If anything, popularity will grow over time. Societal structues will probably not change significantly over the next 10 years (or after that) but will continue in its current trends.
As technology advances and the percentage of the population which grew up on/with the internet grows (older generations being replaced by them), social isolation will increase as well. Not to say that social isolation is the only, or even the biggest reason for vtubers being popular, but it plays a role.
Also, the "anime aesthetic" is becoming more and more acceptable and mainstream, younger children grow up with it and it will become more normalized than it ever before (I go to school and the amount of of kids I see who draw or wear anything related to anime or anime-like games has drastically increased just over the course of my school career, and i live in germany, where the progression of anime becoming mainstream is still miles behind the situation in the US). I can see vtubers integrate into the larger network of internet content creation even further, as it is already doing right now. I expect, as the novelty wears off, it will soon be nothing more than another part of internet entertainment and not be distinguished siginificantly from normal youtubing/streaming.
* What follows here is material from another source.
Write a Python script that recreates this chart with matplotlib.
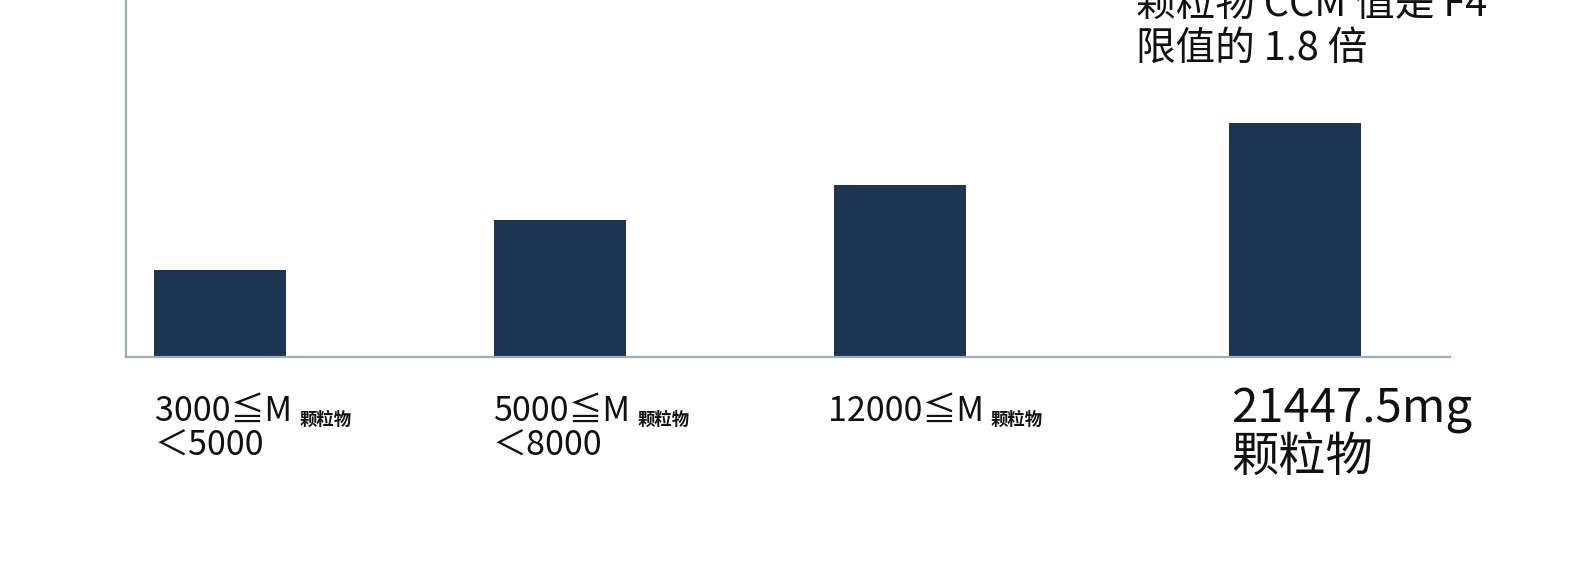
import matplotlib
matplotlib.use("Agg")
import matplotlib.pyplot as plt

plt.rcParams['font.family'] = ['Noto Sans CJK SC', 'DejaVu Sans']

# ---- data ----
categories_main = ["3000≦M", "5000≦M", "12000≦M", "21447.5mg"]
categories_sub = ["颗粒物", "颗粒物", "颗粒物", "颗粒物"]
categories_second = ["＜5000", "＜8000", "", ""]
positions = [0, 1, 2, 3.162]
values = [87, 137, 172.5, 234]
note_lines = ["颗粒物 CCM 值是 F4", "限值的 1.8 倍"]

W, H = 1581, 578
fig = plt.figure(figsize=(W / 100, H / 100), dpi=100)
fig.patch.set_facecolor("white")

ax = fig.add_axes([126 / W, (H - 357) / H, 1324 / W, 357 / H])
bar_w = 0.388
bar_color = "#1b3552"
ax.bar(positions, values, width=bar_w, color=bar_color, zorder=2)
ax.set_xlim(-0.2765, 3.618)
ax.set_ylim(0, 357)

axis_color = "#a0abba"
for s in ["top", "right"]:
    ax.spines[s].set_visible(False)
for s in ["left", "bottom"]:
    ax.spines[s].set_color(axis_color)
    ax.spines[s].set_linewidth(1.6)
ax.set_xticks([])
ax.set_yticks([])

txt_color = "#111111"

def fx(px):
    return px / W

def fy(py):
    return (H - py) / H

label_x = [155, 493, 828, 1231]
for i in range(3):
    t = fig.text(fx(label_x[i]), fy(421), categories_main[i], fontsize=24.5,
                 color=txt_color, va="baseline", ha="left", weight="medium")
    ax.annotate(categories_sub[i], xy=(1, 0), xycoords=t, xytext=(5, 0),
                textcoords="offset points", fontsize=12.5, color=txt_color,
                va="bottom", ha="left", annotation_clip=False, weight="bold")
    if categories_second[i]:
        fig.text(fx(label_x[i] - 1), fy(456), categories_second[i], fontsize=24.5,
                 color=txt_color, va="baseline", ha="left", weight="medium")

fig.text(fx(label_x[3]), fy(423), categories_main[3], fontsize=34,
         color=txt_color, va="baseline", ha="left", weight="medium")
fig.text(fx(label_x[3]), fy(471), categories_sub[3], fontsize=34,
         color=txt_color, va="baseline", ha="left", weight="medium")

fig.text(fx(1136), fy(16), note_lines[0], fontsize=28.5, color=txt_color,
         va="baseline", ha="left")
fig.text(fx(1136), fy(60), note_lines[1], fontsize=28.5, color=txt_color,
         va="baseline", ha="left")

fig.savefig("out.png", dpi=100, facecolor="white")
Quantity of Vtubing will undoubtedly increase, I'm not sure about quality though (apart from the technological progress, take look at Kson's model when she looks to the side to see a small part of what awaits). As there are many terrible youtubers, there will be many terrible vtubers, scandals and drama, but a reasonable portion of genuinely good vtubers will most likely always exist. A model like Hololive has shown to be continously effective, so I think apart from innovation in the field, original sturctures will remain beside them.